Business value, SG&A optimization and the CFO
The ROI of Business Value
Now more than ever before business value and ROI is the decision driver for SG&A optimization based projects, i.e for top line growth, using the internet and inside sales to add top-line revenue. For bottom line improvements, SG&A expense reduction through layoffs, downsizing and right-sourcing allows CFO’s to cut costs not without a knowledge loss risk. Cost of sales and most SG&A costs can be softened with implementation of empirical best practices and a common taxonomy.
SG&A functions as a utility.
A SG&A taxonomy has, on average has up to 1,800 activities that roll up to functional units, i.e. Finance, HR, sales or IT in a typical US business today. Each function has two variables: what is cost to operate internally and price or external pricing by a service provider. If you can reduce the cost of a function, a total value of opportunity can calculated.

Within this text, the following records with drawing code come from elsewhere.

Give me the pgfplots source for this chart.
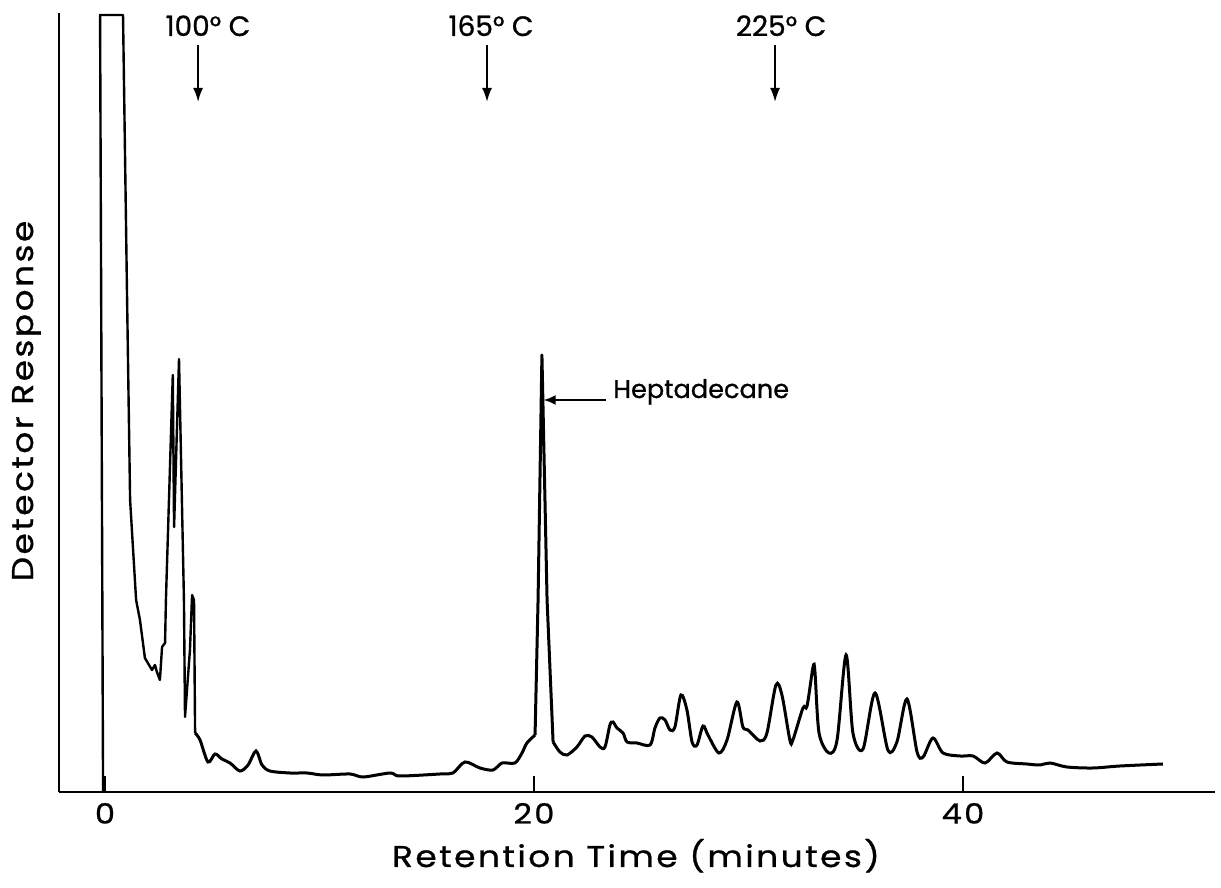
\documentclass[border=0pt]{standalone}
\usepackage{fontspec}
\setmainfont{Poppins}[FakeBold=0.8]
\newfontfamily\lbl[FakeStretch=1.15, LetterSpace=8, FakeBold=0.8]{Poppins}
\usepackage{pgfplots}
\pgfplotsset{compat=1.18}
\usetikzlibrary{arrows.meta}
\begin{document}
\begin{tikzpicture}
\begin{axis}[
  at={(0,0)}, anchor=south west,
  scale only axis, width=578pt, height=389.5pt,
  xmin=-2.145, xmax=51.75, ymin=0, ymax=779,
  axis lines=left, axis line style={line width=1.3pt, -},
  xtick={0,20,40}, ytick=\empty,
  tick align=inside, major tick length=8pt,
  tick style={line width=1.2pt, black},
  xticklabel style={font=\lbl\fontsize{14}{16}\selectfont, yshift=-2pt},
  /pgf/number format/assume math mode=true,
  clip=false,
]
% solvent peak and early sharp peaks
\addplot[black, line width=1.2pt, line join=round] coordinates {
(-0.09,0) (-0.23,777) (0.84,777) (1.03,492) (1.17,292) (1.45,192)
(1.63,172) (1.77,149) (1.86,134) (2.19,122) (2.33,127) (2.42,120)
(2.56,112) (2.66,145) (2.80,149) (2.84,192) (3.16,417) (3.22,265)
(3.45,433) (3.68,192) (3.73,75) (3.96,142) (4.06,197) (4.15,192) (4.20,59)
};
% baseline region
\addplot[black, line width=1.5pt, smooth, tension=0.5] coordinates {
(4.20,59) (4.43,52) (4.80,30) (5.13,38) (5.45,33) (5.83,29) (6.29,21)
(6.67,27) (7.04,41) (7.32,27) (7.69,21) (8.62,19) (9.42,19) (10.16,17)
(11.42,18) (12.03,15) (13.29,19) (13.75,16) (15.62,18) (16.22,19)
(16.78,30) (17.48,24) (18.09,22) (18.51,29) (19.11,29) (19.44,39)
(19.67,49) (20.05,57)
};
% heptadecane
\addplot[black, line width=1.5pt, line join=round] coordinates {
(20.05,57) (20.19,192) (20.37,437) (20.61,192) (20.89,50)
};
% later peaks
\addplot[black, line width=1.5pt, smooth, tension=0.5] coordinates {
(20.89,50) (21.21,40) (21.54,37) (22.00,45) (22.38,56) (22.70,55)
(23.08,45) (23.31,45) (23.54,67) (23.68,70) (23.87,64) (24.15,59)
(24.34,50) (24.80,49) (25.41,47) (25.64,64) (25.87,74) (26.11,72)
(26.34,62) (26.57,65) (26.85,97) (27.13,82) (27.37,50) (27.60,47)
(27.88,66) (28.11,57) (28.62,39) (29.00,52) (29.46,90) (29.74,65)
(29.98,62) (30.54,51) (30.86,59) (31.28,107) (31.56,97) (31.93,52)
(32.07,52) (32.54,84) (32.73,86) (33.01,125) (33.10,120) (33.29,59)
(33.75,39) (34.13,52) (34.55,137) (34.87,59) (35.34,43) (35.90,99)
(36.50,42) (36.92,50) (37.39,93) (37.86,40) (38.14,35) (38.60,54)
(39.07,39) (39.86,36) (40.47,36) (41.03,29) (41.59,39) (42.05,30)
(42.98,28) (43.59,27) (44.06,29) (44.85,25) (46.06,24) (47.32,26)
(49.32,28)
};
% annotations
\node[anchor=base, font=\fontsize{14}{16}\selectfont] at (axis cs:4.80,756) {100° C};
\node[anchor=base, font=\fontsize{14}{16}\selectfont] at (axis cs:18.0,756) {165° C};
\node[anchor=base, font=\fontsize{14}{16}\selectfont] at (axis cs:31.52,756) {225° C};
\draw[-{Latex[length=7pt,width=5pt]}, line width=1pt] (axis cs:4.34,747) -- (axis cs:4.34,690);
\draw[-{Latex[length=7pt,width=5pt]}, line width=1pt] (axis cs:17.81,747) -- (axis cs:17.81,690);
\draw[-{Latex[length=7pt,width=5pt]}, line width=1pt] (axis cs:31.24,747) -- (axis cs:31.24,690);
\node[anchor=base west, font=\fontsize{12.8}{15}\selectfont, inner sep=0pt] at (axis cs:23.68,394) {Heptadecane};
\draw[-{Latex[length=6pt,width=5pt]}, line width=1pt] (axis cs:23.35,392) -- (axis cs:20.45,392);
\end{axis}
\node[anchor=base, font=\lbl\fontsize{15}{18}\selectfont] at (288.5pt,-37.5pt) {Retention Time (minutes)};
\node[rotate=90, anchor=base, font=\lbl\fontsize{15}{18}\selectfont] at (-13pt,195.5pt) {Detector Response};
\pgfresetboundingbox
\useasboundingbox (-29.5pt,-48pt) rectangle (581pt,396pt);
\end{tikzpicture}
\end{document}
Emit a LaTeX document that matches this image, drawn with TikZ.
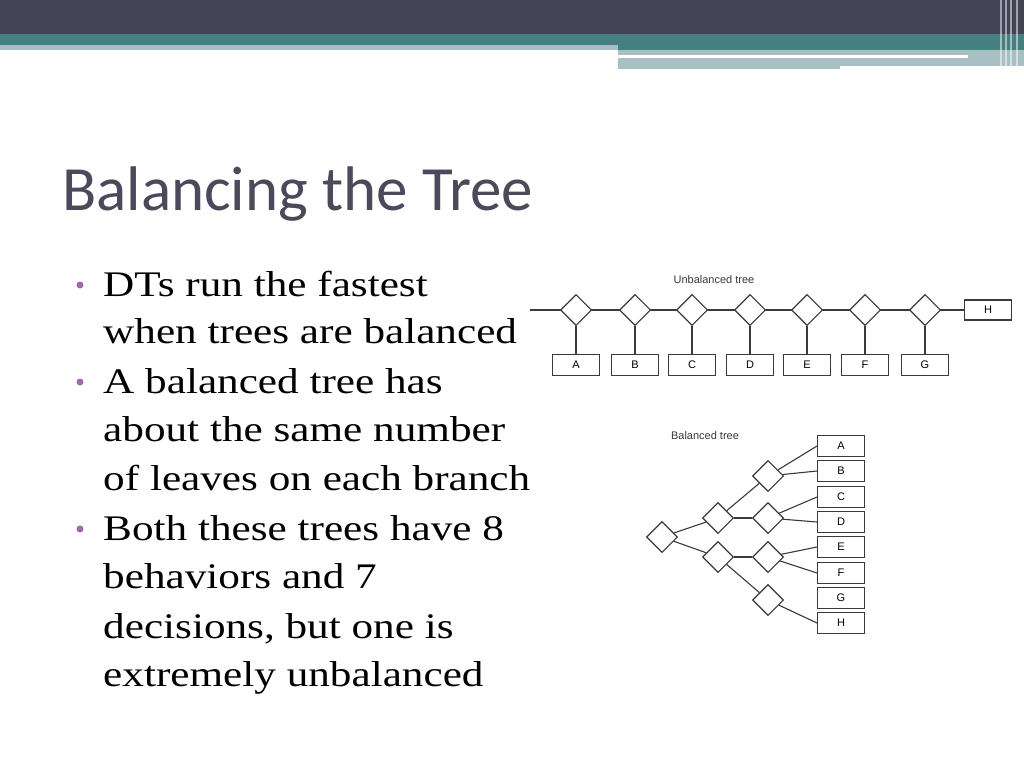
\documentclass[tikz,border=0pt]{standalone}
\usepackage{fontspec}
\setmainfont{Liberation Serif}
\newfontfamily\titlefont{Carlito}
\newfontfamily\labfont{Liberation Sans}
\usetikzlibrary{shapes.geometric}
\definecolor{dark}{HTML}{434356}
\definecolor{teal1}{HTML}{44807F}
\definecolor{light1}{HTML}{A8C0C3}
\definecolor{titlec}{HTML}{4A4A5A}
\definecolor{bul}{HTML}{9B6CA5}
\definecolor{ln}{HTML}{3A3A3A}
\begin{document}
\begin{tikzpicture}[x=1pt,y=-1pt,
  dia/.style={diamond,draw=ln,fill=white,line width=1.1pt,minimum size=31pt,inner sep=0pt},
  leaf/.style={draw=ln,line width=1.1pt,minimum width=47pt,minimum height=21pt,inner sep=0pt,font=\labfont\fontsize{11}{12}\selectfont},
  conn/.style={draw=ln,line width=1.1pt},
  lab/.style={font=\labfont\fontsize{11}{12}\selectfont,text=ln},
  btxt/.style={anchor=base west,font=\fontsize{36}{40}\selectfont,text=black,xscale=1.2}]
\useasboundingbox (0,0) rectangle (1024,768);
\fill[white] (0,0) rectangle (1024,768);
% header
\fill[dark] (0,0) rectangle (1024,34);
\fill[teal1] (0,34) rectangle (1024,45);
\fill[light1] (0,45) rectangle (618,50);
\fill[teal1] (618,45) rectangle (1024,50);
\fill[light1] (618,50) rectangle (1024,69);
\fill[white] (618,55) rectangle (968,58);
\fill[white] (840,66) rectangle (1024,69);
\foreach \x in {1000,1005,1010,1016}{\fill[white,opacity=0.5] (\x,0) rectangle (\x+1.5,69);}
% title
\node[anchor=base west,inner sep=0,text=titlec,font=\titlefont\fontsize{63}{66}\selectfont] (title) at (62,210) {Balancing the Tree};
% bullets
\foreach \y/\t/\b in {296/{DTs run the fastest}/1,343/{when trees are balanced}/0,393/{A balanced tree has}/1,441/{about the same number}/0,490/{of leaves on each branch}/0,540/{Both these trees have 8}/1,588/{behaviors and 7}/0,638/{decisions, but one is}/0,686/{extremely unbalanced}/0}{
  \node[btxt,inner sep=0] at (103,\y) {\t};
  \ifnum\b=1 \fill[bul] (80,\y-11) circle (3.5pt);\fi
}
% unbalanced
\node[lab] (ulab) at (714,280) {Unbalanced tree};
\coordinate (ustart) at (530,310);
\node[leaf,minimum height=20pt] (uH) at (988,310) {H};
\foreach \i/\x/\l in {1/576/A,2/635/B,3/692/C,4/750/D,5/807/E,6/865/F,7/925/G}{
  \node[leaf] (ul\i) at (\x,365) {\l};
}
\draw[conn] (ustart) -- (uH.west);
\foreach \i/\x in {1/576,2/635,3/692,4/750,5/807,6/865,7/925}{
  \node[dia] (ud\i) at (\x,310) {};
  \draw[conn] (ud\i.south) -- (ul\i.north);
}
% balanced
\node[lab] (blab) at (705,436) {Balanced tree};
\foreach \n/\y in {A/446,B/471,C/497,D/522,E/547,F/573,G/598,H/623}{
  \node[leaf] (b\n) at (841,\y) {\n};
}
\node[dia] (r) at (662,537) {};
\node[dia] (m1) at (718,518) {};
\node[dia] (m2) at (718,557) {};
\node[dia] (n1) at (768,476) {};
\node[dia] (n2) at (768,518) {};
\node[dia] (n3) at (768,557) {};
\node[dia] (n4) at (768,600) {};
\draw[conn] (r) -- (m1); \draw[conn] (r) -- (m2);
\draw[conn] (m1) -- (n1); \draw[conn] (m1) -- (n2);
\draw[conn] (m2) -- (n3); \draw[conn] (m2) -- (n4);
\draw[conn] (n1) -- (bA.west); \draw[conn] (n1) -- (bB.west);
\draw[conn] (n2) -- (bC.west); \draw[conn] (n2) -- (bD.west);
\draw[conn] (n3) -- (bE.west); \draw[conn] (n3) -- (bF.west);
\draw[conn] (n4) -- (bH.west);
\end{tikzpicture}
\end{document}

ROI with no top line growth.
Often a project for a SG&A function has empirical best practices, implementation of these proven practices continues paying dividends year after year based upon efficiency and effectiveness gains of your particular functional process or activity.
The bottom line.
In today’s economy a clear business value must be articulated for a project to get approved and completed. Effectiveness, efficiency or cost control must be at the forefront of every conversation. Have a clear message and identify exact SG&A functions and activities where your project’s solution effects bottom line savings or top line growth. Articulate the value of implementation of best practices and don’t underestimate the best practices your solution or project allows to implement in short order, offering low hanging fruit for quick wins. Most important have a taxonomy to speak the same language across the supply chain, HR, sales, IT, and finance.